Leticia Robles-Moreno (Ph.D. '17)
Touching Feeling offers an assemblage of open doors in critical theory, pedagogy, and politics to thinking-otherwise. Through a series of essays that condenses the interweaving of academia, art, activism, and intimate spaces, Eve Sedgwick explores affects as a site of aesthetic and political transformation. In the quest for “nondualistic thought and pedagogy,” these essays engage with theoretical discourses, Western Buddhism, political activism, and the everyday practices of teaching and learning. From here, Eve Sedgwick invites us to feel the textures of our own bodies in relation with the world, and to feel the textures that surround us, in order to embrace the political potentiality of alternative knowledges.
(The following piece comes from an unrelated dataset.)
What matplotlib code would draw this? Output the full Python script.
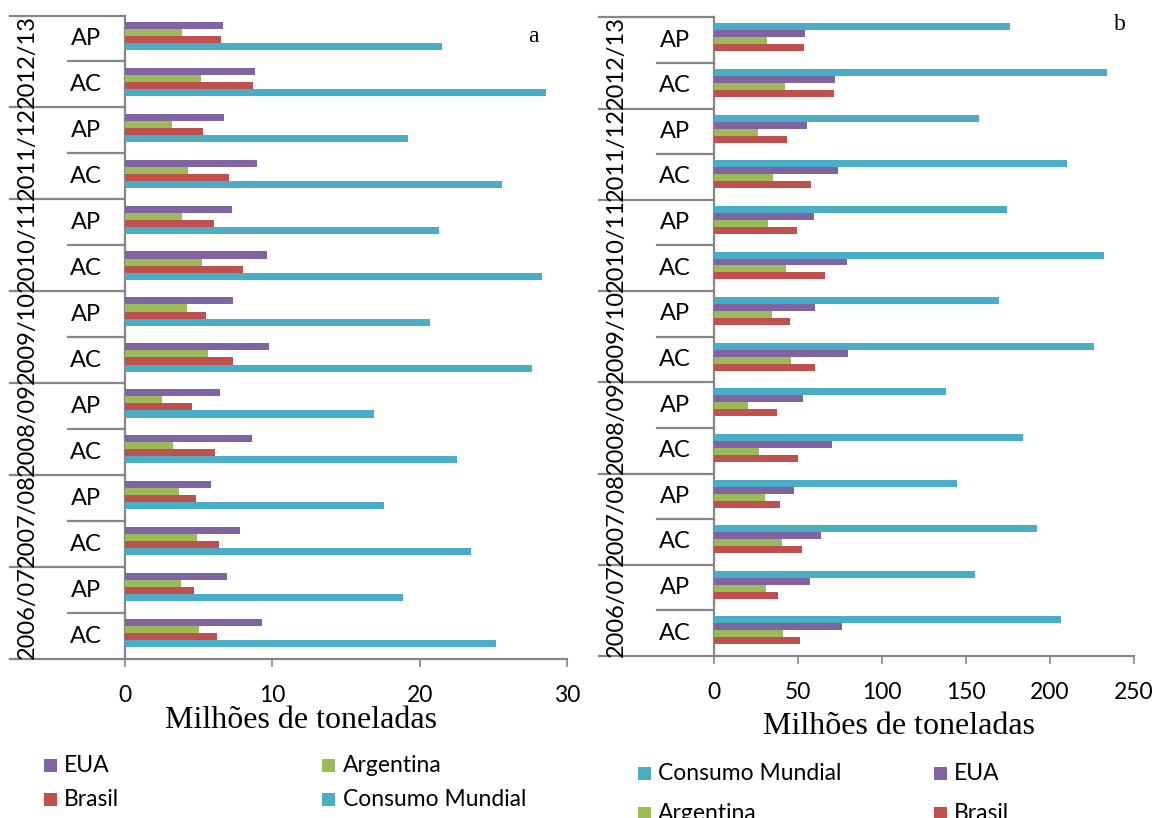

“The space of the demonstration was riddled, not only with acoustical sinkholes, but with vast unbridgeable gaps of meaning. It was in these gaps or from out of them, that the force of any public protest might materialize, but into which, as well, it constantly risked dissolving.” - Eve K. Sedgwick
To be aware of the “gaps of meaning” in political protests – and everywhere – reminds me that there is still work to do in decolonizing academia. Eve Sedgwick goes beyond the Eurocentric canon of knowledge production and explores the in-betweenness of embodied affects. For me, this can be related to the founding gesture of Performance Studies: embracing both the risk and potentiality of alternative spaces for feeling, thinking, learning, and doing. In sum, to disrupt the “either/or” and inhabit the “and/both.”